Do this
Copy every line of the data in which the word "matplotlib" occurs.
=======
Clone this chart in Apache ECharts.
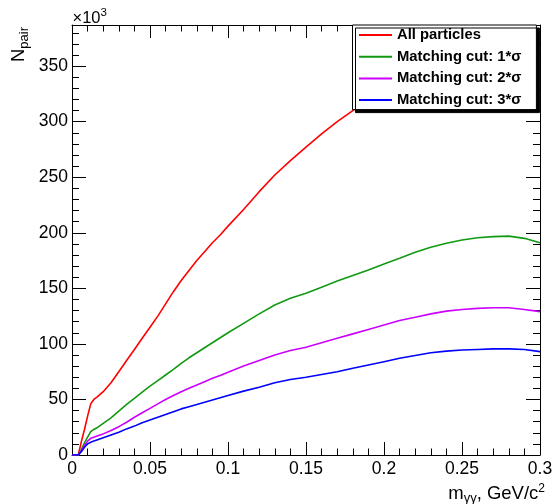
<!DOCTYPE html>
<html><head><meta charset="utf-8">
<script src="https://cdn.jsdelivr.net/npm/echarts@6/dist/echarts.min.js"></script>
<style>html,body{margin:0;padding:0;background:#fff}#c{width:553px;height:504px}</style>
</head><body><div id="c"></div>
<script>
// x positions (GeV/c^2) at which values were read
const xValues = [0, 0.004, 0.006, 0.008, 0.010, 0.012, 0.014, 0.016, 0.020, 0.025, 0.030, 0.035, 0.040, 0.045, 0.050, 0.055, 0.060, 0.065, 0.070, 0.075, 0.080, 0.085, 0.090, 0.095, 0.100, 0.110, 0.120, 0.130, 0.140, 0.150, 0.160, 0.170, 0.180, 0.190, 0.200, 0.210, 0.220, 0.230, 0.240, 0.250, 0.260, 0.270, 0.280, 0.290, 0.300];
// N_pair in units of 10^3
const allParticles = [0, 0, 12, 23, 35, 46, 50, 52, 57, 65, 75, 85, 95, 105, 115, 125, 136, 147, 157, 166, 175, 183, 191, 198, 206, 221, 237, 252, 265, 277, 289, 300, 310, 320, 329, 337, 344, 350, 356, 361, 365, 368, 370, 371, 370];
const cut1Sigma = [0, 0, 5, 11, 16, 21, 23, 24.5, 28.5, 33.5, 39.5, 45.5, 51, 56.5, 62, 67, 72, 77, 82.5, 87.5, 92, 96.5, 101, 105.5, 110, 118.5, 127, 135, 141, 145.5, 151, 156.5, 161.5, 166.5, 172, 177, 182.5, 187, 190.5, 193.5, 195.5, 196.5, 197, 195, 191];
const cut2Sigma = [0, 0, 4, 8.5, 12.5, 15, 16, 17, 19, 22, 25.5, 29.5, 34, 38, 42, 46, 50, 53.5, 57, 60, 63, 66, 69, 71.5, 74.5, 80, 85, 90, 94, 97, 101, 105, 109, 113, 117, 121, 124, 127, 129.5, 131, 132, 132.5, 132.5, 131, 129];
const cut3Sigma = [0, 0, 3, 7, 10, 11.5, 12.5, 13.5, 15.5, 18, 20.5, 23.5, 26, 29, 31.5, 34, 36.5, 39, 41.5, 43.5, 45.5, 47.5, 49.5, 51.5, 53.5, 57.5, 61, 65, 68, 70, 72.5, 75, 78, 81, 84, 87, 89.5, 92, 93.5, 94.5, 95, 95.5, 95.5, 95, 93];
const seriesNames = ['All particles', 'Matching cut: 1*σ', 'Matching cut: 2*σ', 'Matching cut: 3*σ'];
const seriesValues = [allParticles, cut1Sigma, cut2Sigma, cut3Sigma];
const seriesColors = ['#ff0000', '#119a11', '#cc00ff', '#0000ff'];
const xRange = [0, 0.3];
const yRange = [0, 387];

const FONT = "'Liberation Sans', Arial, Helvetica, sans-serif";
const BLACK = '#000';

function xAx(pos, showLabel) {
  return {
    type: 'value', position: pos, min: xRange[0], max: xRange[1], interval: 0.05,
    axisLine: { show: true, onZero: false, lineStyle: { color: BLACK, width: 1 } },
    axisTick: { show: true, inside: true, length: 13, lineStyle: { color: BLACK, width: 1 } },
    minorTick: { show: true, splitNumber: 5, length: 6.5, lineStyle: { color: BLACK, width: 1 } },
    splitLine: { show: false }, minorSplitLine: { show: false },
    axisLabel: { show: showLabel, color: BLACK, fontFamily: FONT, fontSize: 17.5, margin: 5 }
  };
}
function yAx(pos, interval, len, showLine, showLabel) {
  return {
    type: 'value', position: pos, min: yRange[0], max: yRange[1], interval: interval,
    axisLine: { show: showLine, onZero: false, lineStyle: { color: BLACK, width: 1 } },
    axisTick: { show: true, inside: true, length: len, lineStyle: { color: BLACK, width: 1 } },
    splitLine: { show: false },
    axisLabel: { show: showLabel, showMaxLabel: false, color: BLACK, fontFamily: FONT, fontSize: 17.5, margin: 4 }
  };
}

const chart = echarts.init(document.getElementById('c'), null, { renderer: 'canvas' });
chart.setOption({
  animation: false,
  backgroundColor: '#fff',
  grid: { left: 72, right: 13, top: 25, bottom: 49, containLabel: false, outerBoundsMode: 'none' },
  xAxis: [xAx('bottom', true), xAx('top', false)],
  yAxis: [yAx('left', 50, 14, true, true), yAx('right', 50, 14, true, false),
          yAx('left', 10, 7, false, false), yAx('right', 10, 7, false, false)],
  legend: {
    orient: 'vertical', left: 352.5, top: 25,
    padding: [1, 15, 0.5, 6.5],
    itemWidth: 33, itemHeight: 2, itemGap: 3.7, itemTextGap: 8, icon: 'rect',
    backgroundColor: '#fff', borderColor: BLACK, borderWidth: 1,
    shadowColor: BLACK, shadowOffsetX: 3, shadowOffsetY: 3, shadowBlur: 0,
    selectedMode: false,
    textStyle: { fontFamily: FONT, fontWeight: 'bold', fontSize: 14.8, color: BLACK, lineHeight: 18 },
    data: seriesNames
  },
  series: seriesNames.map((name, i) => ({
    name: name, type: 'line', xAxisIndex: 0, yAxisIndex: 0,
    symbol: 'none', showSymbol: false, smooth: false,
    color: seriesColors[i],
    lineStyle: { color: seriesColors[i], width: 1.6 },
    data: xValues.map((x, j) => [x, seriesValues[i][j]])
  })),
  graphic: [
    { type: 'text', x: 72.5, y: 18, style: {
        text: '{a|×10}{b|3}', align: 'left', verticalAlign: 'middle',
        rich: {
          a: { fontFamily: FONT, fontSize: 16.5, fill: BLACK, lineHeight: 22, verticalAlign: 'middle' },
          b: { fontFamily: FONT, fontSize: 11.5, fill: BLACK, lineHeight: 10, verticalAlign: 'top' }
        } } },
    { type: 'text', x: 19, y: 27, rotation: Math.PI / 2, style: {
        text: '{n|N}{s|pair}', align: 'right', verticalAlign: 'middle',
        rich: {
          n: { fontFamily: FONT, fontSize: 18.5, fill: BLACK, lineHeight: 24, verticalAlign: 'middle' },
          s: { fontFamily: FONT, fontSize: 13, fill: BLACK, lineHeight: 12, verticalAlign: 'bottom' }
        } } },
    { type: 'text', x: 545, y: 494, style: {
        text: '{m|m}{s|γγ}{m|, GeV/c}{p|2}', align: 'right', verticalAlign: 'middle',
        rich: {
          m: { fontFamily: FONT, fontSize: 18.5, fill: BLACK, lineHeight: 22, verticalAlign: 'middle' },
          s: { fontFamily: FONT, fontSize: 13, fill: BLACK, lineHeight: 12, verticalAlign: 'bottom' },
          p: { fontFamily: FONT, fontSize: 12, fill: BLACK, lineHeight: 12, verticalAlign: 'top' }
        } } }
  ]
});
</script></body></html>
=======
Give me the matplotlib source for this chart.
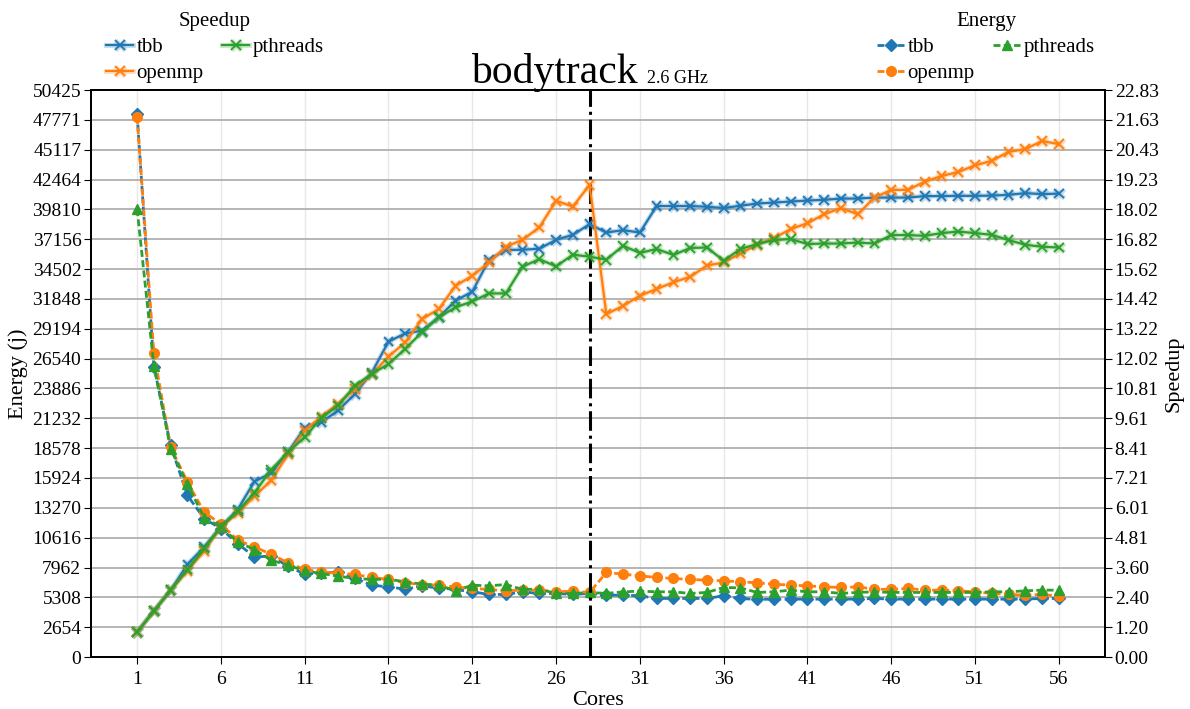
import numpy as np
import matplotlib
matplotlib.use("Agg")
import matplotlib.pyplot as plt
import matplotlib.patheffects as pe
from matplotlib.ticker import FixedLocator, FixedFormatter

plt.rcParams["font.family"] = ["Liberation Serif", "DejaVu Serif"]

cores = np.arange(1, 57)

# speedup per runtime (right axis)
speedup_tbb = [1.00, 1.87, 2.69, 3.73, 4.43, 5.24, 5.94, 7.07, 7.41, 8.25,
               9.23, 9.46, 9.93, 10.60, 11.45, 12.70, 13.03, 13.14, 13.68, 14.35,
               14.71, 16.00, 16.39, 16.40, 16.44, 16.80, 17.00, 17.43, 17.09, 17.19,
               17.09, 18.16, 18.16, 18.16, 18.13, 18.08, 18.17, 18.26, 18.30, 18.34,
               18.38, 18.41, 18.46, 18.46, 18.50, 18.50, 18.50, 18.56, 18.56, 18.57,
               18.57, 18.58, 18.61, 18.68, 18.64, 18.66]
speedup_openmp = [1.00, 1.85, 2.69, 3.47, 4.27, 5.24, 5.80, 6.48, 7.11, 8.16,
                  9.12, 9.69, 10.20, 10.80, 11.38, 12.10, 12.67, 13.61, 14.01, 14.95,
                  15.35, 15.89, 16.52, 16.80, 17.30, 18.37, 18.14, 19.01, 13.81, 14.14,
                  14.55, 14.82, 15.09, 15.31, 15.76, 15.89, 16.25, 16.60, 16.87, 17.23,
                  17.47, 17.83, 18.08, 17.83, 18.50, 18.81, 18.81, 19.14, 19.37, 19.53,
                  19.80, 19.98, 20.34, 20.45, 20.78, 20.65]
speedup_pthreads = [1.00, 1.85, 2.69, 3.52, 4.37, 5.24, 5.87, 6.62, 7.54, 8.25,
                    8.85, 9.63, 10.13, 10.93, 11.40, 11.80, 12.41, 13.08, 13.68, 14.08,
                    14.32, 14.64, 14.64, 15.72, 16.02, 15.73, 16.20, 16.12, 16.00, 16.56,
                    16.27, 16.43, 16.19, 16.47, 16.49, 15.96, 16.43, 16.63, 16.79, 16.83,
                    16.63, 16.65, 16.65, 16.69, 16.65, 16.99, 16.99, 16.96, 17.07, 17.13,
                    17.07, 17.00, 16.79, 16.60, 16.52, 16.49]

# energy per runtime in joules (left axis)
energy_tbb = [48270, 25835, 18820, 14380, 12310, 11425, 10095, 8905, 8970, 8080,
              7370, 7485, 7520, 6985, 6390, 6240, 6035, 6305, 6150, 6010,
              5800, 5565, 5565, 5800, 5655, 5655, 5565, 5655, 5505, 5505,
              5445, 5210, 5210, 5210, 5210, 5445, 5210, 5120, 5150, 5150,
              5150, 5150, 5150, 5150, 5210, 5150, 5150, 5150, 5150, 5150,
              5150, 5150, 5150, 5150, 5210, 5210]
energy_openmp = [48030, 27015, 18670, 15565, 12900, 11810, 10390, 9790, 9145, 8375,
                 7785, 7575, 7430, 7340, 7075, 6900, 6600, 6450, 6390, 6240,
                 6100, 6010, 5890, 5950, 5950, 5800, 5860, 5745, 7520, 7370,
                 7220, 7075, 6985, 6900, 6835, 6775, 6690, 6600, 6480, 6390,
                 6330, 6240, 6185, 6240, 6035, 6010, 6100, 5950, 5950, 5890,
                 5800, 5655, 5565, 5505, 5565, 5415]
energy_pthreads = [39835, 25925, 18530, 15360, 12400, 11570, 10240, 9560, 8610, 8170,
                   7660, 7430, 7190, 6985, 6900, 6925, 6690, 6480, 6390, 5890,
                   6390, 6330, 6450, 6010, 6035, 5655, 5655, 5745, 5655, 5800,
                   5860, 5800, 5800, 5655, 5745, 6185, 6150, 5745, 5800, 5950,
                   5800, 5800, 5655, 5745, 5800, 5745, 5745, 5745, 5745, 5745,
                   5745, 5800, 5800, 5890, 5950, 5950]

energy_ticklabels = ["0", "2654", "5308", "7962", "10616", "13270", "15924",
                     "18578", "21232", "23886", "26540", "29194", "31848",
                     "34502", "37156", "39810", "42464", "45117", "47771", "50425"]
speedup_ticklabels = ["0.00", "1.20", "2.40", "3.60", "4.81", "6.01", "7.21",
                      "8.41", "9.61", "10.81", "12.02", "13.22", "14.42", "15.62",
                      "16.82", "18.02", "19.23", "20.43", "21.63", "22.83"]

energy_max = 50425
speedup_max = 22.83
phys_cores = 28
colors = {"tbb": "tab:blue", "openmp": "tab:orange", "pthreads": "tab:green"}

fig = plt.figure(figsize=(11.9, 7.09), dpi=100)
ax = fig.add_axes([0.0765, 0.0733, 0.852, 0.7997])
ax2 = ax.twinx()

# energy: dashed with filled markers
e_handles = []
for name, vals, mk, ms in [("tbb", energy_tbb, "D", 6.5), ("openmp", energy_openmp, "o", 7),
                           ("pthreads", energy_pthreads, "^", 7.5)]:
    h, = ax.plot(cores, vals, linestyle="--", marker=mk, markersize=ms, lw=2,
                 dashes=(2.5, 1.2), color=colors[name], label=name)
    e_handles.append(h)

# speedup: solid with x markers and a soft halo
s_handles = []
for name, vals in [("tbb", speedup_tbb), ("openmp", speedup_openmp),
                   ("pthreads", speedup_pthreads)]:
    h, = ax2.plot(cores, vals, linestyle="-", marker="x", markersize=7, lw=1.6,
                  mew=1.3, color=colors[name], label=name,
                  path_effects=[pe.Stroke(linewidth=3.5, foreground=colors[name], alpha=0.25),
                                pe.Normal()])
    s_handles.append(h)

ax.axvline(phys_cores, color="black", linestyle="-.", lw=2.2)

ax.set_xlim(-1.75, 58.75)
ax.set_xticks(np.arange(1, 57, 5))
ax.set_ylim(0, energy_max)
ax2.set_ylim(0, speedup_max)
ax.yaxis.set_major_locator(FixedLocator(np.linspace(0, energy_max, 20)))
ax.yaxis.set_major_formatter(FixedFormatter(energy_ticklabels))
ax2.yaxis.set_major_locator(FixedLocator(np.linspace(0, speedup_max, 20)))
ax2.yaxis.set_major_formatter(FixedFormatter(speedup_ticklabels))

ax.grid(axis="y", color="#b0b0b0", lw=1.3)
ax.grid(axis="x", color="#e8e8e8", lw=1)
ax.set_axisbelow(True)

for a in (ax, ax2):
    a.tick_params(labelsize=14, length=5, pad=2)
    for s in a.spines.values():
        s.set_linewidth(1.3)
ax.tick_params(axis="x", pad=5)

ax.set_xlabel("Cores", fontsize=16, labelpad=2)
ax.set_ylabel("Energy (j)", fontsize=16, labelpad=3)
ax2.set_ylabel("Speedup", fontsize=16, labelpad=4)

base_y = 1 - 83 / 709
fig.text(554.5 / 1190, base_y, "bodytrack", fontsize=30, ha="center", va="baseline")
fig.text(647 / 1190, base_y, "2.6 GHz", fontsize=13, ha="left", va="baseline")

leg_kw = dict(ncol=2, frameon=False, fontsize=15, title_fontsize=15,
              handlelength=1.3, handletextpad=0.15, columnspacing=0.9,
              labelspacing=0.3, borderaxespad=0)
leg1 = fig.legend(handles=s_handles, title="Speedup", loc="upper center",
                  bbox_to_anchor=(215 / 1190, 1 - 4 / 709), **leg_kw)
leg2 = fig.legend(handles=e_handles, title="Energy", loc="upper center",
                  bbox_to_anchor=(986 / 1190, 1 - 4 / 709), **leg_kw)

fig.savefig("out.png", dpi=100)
=======
Exercise response
Give me the matplotlib source for this chart.
import matplotlib
matplotlib.use("Agg")
import matplotlib.pyplot as plt
import matplotlib.patheffects as pe
from matplotlib.ticker import FixedLocator, FixedFormatter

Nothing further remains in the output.